* [Task description]
Using the data below, repeat all of it precisely.

════

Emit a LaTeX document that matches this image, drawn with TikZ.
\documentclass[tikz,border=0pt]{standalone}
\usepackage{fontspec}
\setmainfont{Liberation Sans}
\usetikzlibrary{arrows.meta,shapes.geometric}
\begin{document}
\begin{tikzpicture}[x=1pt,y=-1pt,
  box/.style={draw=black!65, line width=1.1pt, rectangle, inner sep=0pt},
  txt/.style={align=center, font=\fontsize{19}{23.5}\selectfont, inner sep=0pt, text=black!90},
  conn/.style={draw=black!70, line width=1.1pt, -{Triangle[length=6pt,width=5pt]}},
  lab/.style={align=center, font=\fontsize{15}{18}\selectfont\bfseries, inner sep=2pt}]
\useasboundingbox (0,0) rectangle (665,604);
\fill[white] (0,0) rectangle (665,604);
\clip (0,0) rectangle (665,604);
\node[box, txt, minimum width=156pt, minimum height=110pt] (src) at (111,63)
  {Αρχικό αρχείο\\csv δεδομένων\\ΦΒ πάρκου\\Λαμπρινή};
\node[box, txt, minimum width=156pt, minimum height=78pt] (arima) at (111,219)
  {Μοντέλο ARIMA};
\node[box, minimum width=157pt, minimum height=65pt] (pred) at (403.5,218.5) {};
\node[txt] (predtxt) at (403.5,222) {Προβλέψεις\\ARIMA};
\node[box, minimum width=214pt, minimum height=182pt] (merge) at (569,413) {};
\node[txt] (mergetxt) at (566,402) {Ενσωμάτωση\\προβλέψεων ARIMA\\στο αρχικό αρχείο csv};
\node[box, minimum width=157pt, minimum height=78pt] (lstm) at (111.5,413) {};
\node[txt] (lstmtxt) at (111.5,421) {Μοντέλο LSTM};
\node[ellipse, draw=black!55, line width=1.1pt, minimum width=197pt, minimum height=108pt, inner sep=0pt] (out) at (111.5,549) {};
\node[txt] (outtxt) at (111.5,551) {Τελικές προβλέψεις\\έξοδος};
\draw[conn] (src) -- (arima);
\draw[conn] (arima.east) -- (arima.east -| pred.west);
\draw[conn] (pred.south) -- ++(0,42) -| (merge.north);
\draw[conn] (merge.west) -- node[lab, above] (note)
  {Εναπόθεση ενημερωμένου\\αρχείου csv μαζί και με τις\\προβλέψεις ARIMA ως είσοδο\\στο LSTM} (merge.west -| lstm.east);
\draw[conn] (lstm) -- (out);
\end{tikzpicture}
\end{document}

════

* [Final result]
Emit a LaTeX document that matches this image, drawn with TikZ.
\documentclass[tikz,border=0pt]{standalone}
\usepackage{fontspec}
\setmainfont{Liberation Sans}
\usetikzlibrary{arrows.meta,shapes.geometric}
\begin{document}
\begin{tikzpicture}[x=1pt,y=-1pt,
  box/.style={draw=black!65, line width=1.1pt, rectangle, inner sep=0pt},
  txt/.style={align=center, font=\fontsize{19}{23.5}\selectfont, inner sep=0pt, text=black!90},
  conn/.style={draw=black!70, line width=1.1pt, -{Triangle[length=6pt,width=5pt]}},
  lab/.style={align=center, font=\fontsize{15}{18}\selectfont\bfseries, inner sep=2pt}]
\useasboundingbox (0,0) rectangle (665,604);
\fill[white] (0,0) rectangle (665,604);
\clip (0,0) rectangle (665,604);
\node[box, txt, minimum width=156pt, minimum height=110pt] (src) at (111,63)
  {Αρχικό αρχείο\\csv δεδομένων\\ΦΒ πάρκου\\Λαμπρινή};
\node[box, txt, minimum width=156pt, minimum height=78pt] (arima) at (111,219)
  {Μοντέλο ARIMA};
\node[box, minimum width=157pt, minimum height=65pt] (pred) at (403.5,218.5) {};
\node[txt] (predtxt) at (403.5,222) {Προβλέψεις\\ARIMA};
\node[box, minimum width=214pt, minimum height=182pt] (merge) at (569,413) {};
\node[txt] (mergetxt) at (566,402) {Ενσωμάτωση\\προβλέψεων ARIMA\\στο αρχικό αρχείο csv};
\node[box, minimum width=157pt, minimum height=78pt] (lstm) at (111.5,413) {};
\node[txt] (lstmtxt) at (111.5,421) {Μοντέλο LSTM};
\node[ellipse, draw=black!55, line width=1.1pt, minimum width=197pt, minimum height=108pt, inner sep=0pt] (out) at (111.5,549) {};
\node[txt] (outtxt) at (111.5,551) {Τελικές προβλέψεις\\έξοδος};
\draw[conn] (src) -- (arima);
\draw[conn] (arima.east) -- (arima.east -| pred.west);
\draw[conn] (pred.south) -- ++(0,42) -| (merge.north);
\draw[conn] (merge.west) -- node[lab, above] (note)
  {Εναπόθεση ενημερωμένου\\αρχείου csv μαζί και με τις\\προβλέψεις ARIMA ως είσοδο\\στο LSTM} (merge.west -| lstm.east);
\draw[conn] (lstm) -- (out);
\end{tikzpicture}
\end{document}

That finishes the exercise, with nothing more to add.